Muchos de los participantes en ese aséptico y banal aquelarre no habrán caído en cuenta del trágico sino que unía en bambalinas a Salvador Allende, a Fidel Castro, a Augusto Pinochet y a Rómulo Betancourt. Los personajes que definieron el destino de América Latina antes de despeñarse por los abismos de esta infamia. Mientras todos los mandatarios presentes se derretían en saludos a quien ha preferido ir a agonizar a La Habana y entregarle a su tiranía la tuición política del país antes que afrontar con virilidad la devastación causada por su mandato y morir en la tierra que lo viera nacer –una abyección política inolvidable- solo una mujer, nacida y crecida a la sombra de la odiosa dictadura estalinista de la Alemania del Este y perfectamente consciente de la maldad infinita de la que es capaz esa sabandija que hoy preside una dictadura de 54 años, tuvo la lealtad y el coraje de despreciarlo pública y ostensiblemente. El presidente de Chile en representación de sus fuerzas liberales y conservadoras no mostró mayor incomodidad por la presencia rectora (sic) del tirano marxista.

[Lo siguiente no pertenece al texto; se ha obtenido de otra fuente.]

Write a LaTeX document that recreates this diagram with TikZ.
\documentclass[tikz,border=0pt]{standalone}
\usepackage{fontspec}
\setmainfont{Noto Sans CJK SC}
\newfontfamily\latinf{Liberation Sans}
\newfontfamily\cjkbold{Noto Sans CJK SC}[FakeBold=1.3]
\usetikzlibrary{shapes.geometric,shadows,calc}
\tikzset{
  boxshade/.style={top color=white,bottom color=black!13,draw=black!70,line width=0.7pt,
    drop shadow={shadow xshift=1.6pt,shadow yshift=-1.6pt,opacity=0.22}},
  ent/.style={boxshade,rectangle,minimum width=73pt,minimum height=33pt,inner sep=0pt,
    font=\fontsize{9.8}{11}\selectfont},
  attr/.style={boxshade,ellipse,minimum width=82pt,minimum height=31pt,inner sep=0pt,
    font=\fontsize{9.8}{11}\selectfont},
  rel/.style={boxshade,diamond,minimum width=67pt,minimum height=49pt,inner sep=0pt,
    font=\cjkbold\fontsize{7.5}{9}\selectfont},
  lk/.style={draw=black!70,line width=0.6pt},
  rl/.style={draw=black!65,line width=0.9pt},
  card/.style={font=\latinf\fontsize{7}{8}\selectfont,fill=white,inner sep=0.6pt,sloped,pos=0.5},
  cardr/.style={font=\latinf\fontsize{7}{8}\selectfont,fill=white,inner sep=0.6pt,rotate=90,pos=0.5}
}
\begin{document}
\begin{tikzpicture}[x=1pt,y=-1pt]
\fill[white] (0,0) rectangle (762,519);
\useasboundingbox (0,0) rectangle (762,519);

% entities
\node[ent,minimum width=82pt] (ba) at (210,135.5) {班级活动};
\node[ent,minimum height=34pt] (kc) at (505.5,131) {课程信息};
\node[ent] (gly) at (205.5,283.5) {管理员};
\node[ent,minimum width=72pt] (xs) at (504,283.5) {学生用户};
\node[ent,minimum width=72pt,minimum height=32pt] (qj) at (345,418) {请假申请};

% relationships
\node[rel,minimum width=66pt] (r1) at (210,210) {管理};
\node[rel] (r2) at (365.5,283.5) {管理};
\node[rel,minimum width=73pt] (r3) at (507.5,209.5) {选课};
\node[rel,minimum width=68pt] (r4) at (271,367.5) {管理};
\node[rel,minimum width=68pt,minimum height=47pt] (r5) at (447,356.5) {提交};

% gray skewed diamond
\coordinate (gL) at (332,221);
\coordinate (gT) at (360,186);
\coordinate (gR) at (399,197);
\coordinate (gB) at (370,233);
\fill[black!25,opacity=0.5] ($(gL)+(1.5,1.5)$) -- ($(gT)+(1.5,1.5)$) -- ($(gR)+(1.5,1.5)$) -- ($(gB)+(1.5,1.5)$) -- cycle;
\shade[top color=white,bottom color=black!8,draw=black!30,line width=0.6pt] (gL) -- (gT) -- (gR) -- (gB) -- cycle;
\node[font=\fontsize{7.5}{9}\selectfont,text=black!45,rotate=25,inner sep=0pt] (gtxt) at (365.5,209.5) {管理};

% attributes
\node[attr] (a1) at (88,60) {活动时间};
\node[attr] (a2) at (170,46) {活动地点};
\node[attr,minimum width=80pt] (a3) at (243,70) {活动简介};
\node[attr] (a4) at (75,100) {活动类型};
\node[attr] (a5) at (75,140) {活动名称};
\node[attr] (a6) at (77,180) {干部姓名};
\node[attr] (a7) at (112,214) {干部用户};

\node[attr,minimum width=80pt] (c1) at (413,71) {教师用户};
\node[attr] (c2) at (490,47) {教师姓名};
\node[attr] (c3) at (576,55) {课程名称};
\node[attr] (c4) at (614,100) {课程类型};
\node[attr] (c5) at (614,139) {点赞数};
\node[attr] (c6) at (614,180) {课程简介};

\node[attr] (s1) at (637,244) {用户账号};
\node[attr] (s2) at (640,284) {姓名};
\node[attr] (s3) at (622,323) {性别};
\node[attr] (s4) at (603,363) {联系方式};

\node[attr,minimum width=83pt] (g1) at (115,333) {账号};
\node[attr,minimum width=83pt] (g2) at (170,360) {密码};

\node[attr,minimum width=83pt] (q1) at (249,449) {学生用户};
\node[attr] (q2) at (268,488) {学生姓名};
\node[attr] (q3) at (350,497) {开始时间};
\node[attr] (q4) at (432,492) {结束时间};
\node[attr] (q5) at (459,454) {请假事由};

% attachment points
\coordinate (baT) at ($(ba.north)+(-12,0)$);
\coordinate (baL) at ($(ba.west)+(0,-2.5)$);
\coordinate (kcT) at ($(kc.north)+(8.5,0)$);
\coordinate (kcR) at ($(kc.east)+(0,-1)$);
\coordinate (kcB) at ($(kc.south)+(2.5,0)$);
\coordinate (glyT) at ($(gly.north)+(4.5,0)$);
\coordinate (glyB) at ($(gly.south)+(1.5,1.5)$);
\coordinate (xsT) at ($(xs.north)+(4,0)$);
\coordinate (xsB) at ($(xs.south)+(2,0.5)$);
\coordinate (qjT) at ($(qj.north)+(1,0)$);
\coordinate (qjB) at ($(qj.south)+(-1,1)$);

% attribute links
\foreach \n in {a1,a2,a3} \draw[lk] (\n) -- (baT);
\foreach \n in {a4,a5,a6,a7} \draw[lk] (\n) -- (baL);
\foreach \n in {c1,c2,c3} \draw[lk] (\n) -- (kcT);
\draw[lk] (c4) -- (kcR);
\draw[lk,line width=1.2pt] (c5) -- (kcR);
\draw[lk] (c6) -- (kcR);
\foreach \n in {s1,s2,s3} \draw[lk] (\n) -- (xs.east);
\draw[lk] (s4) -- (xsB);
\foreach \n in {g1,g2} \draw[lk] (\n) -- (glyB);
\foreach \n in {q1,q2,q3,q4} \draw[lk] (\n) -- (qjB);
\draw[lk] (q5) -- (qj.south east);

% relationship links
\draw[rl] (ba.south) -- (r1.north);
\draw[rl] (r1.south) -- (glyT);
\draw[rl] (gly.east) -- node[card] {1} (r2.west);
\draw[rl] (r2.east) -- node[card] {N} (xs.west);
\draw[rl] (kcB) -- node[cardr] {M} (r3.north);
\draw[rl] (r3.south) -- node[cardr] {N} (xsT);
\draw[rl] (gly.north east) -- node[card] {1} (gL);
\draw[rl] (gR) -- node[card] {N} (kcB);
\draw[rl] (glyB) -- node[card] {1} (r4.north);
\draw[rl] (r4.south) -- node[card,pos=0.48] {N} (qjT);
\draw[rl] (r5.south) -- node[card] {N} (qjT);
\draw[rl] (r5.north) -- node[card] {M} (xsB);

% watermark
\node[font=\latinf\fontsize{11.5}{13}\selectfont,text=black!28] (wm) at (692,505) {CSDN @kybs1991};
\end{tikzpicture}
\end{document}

Tampoco tuvo urgencia alguna en mencionar en su discurso de inauguración las palabras libertad, democracia, institucionalidad, ley, iniciativa privada, tan caras a su amigo, el Nobel Mario Vargas Llosa.
De allí que a nadie incomodara la presencia de dos usurpadores, carentes de la más mínima legitimidad: los impresentables Nicolás Maduro y Elías Jaua, que fungían de representantes del Estado venezolano, verdaderamente representado por su Protector in pártibus, Raúl Castro. Que lo haría ver con insolencia y desparpajo cuando en su discurso protocolar y en el mismo espacio osara amenazar con la brutal represión policial de que solo él puede ser capaz a la oposición democrática de la sufriente Venezuela. Convertida por la traición de un soldado, la complicidad de sus ejércitos, la alcahuetería de sus jueces y la apatía de sus élites en una satrapía de la última de las miserables sociedades comunistas del planeta.

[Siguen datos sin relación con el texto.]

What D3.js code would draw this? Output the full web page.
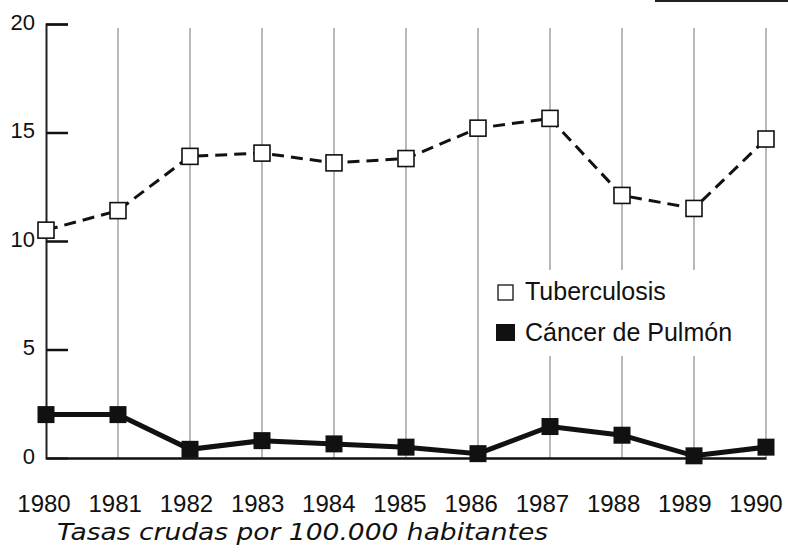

La exhibición de obsecuencia, de oportunismo, de mercantilismo y falta de dignidad institucional de todos los participantes, con la ya mencionada única y honorable excepción de la canciller alemana Angela Merkel, no deja de provocar náuseas. El desprecio mostrado por todos ellos, incluido el anfitrión, por la dolorosa circunstancia porque atraviesa nuestro país no tiene otros calificativos que los de claudicante, miope y mezquino. Que la Patria a la que gran parte de los Estados suramericanos presentes deben su existencia esté al borde de desaparecer consumida por el cáncer del oportunismo, la ambición, la deslealtad y la traición de sus peores hijos, arrodillados ante el miserable invasor cubano, no pareció ni siquiera incomodar a quien preside el país que hace cuarenta años tuvo el coraje de enviarle un mensaje sin medias tintas a la canalla invasora.
Malos, muy malos tiempos para el honor y la dignidad de una región que merece mejor suerte.